The topics he covers include the technical essentials such as character, point of view, opening,  dialogue and how to stand out, albeit in a more strategic way than I’ve seen before (by that I mean he writes about these issues as part of the whole rather than as distinct aspects).

He also offers some different and more strategic approaches such as how to use all of the six senses in your writing, particularity, resonance, love scenes, tapping into your originality, ‘guts’ ad how to revise fiction. His great writing, frequent use of examples, and strategic point of view, and all done in an encouraging way, are memorable. I’ll always find his lessons useful. 

 

Key take outs:

  • In the chapter ‘Triage: A Better Way of Revising Fiction’, Stein offers a prioritised approach to rewriting manuscripts. Rather than going sequentially from beginning to end, he offers up a list of issues to resolve beginning with the main character, antagonist, minor characters, conflict, memorability of scenes, motivation etc.. I found this approach very helpful.

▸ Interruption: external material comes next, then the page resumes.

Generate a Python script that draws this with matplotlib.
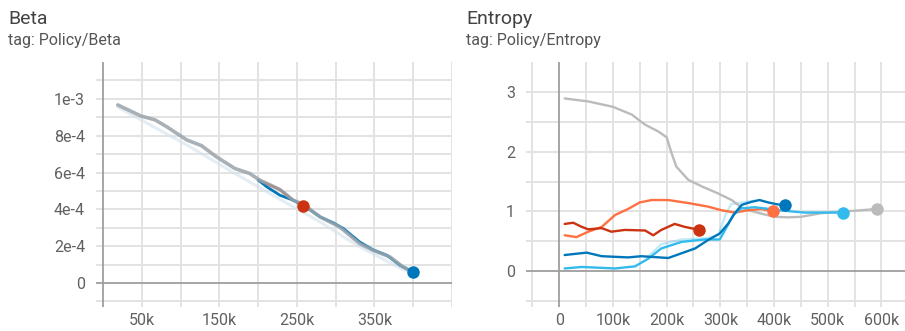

Even if you don’t use it, it provides a thorough checklist. 
  • Practice is essential. Practice is good. Practice is normal. “By practice one learns to use what one has understood. Only writers, it seems, expect to achieve a level of mastery without practice.” So don’t feel bad if you’re not there yet. Just keep working at it. Be open to learning, search for constructive criticism, attend workshops and read read read books like this.
  • I yawn at those lists to of questions to ask your character to get to know them better. He has a much deeper set of exercises that I found interesting and much more useful, including listening to your character complain bitterly, having a heated argument with them, picturing them old/young or in an unusual situation, and having a conversation to have with them before sleeping in the hope you’ll wake up with a solution to any story issues.